Appeal by the defendant from a judgment of the Supreme Court, Queens County (Leahy, J.), rendered November 24, 1986, convicting her of burglary in the first degree, upon a jury verdict, and imposing sentence.
Ordered that the judgment is reversed, on the law, and a new trial is ordered. No questions of fact have been raised or considered.
At trial, the defendant moved for a severance of her trial from that of her codefendants on the ground that the admission of her codefendants’ oral and videotaped confessions, *811which implicated her in the crimes, would constitute a violation of her right to confront and cross-examine witnesses. The court denied the motion. The codefendants did not testify at trial and consequently the admission of their confessions constituted error under the principles enunciated in Bruton v United States (391 US 123) and Cruz v New York (481 US 186; see also, People v Hamlin, 71 NY2d 750).
We find no merit to the People’s contention that this error was harmless. The defendant’s trial strategy was to impugn the voluntariness, accuracy and existence of her statements based upon the fact that she neither signed the detective’s notes purporting to be her confession nor made a subsequent videotaped statement (see, People v Velasquez, 143 AD2d 956; People v Martin, 139 AD2d 599, lv denied 72 NY2d 862). As such, the defendant took the stand and repeatedly denied that she participated in the incident.

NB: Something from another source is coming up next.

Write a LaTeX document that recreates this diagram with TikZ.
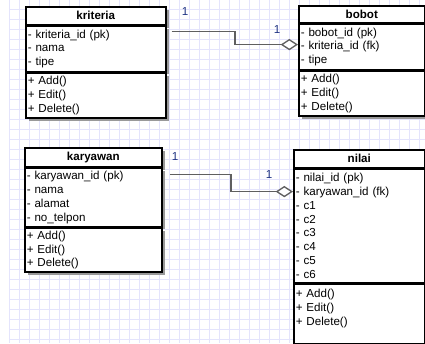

Moreover, the defendant’s own statement was less inculpatory with respect to her part in the crimes than the confessions of the codefendants (see, People v Di Nicolantonio, 140 AD2d 44). In addition, the objective evidence unrelated to the defendant’s statement which is probative of her part in the crimes is less than overwhelming. Therefore, it cannot be said beyond a reasonable doubt that there is no possibility that the admission of the codefendants’ statements contributed to the conviction of the defendant (see, People v Hamlin, 71 NY2d 750, supra; People v Di Nicolantonio, 140 AD2d 44, supra).
In light of our disposition of this issue, we decline to address the defendant’s remaining contentions. Bracken, J. P., Sullivan, Balletta and Rosenblatt, JJ., concur.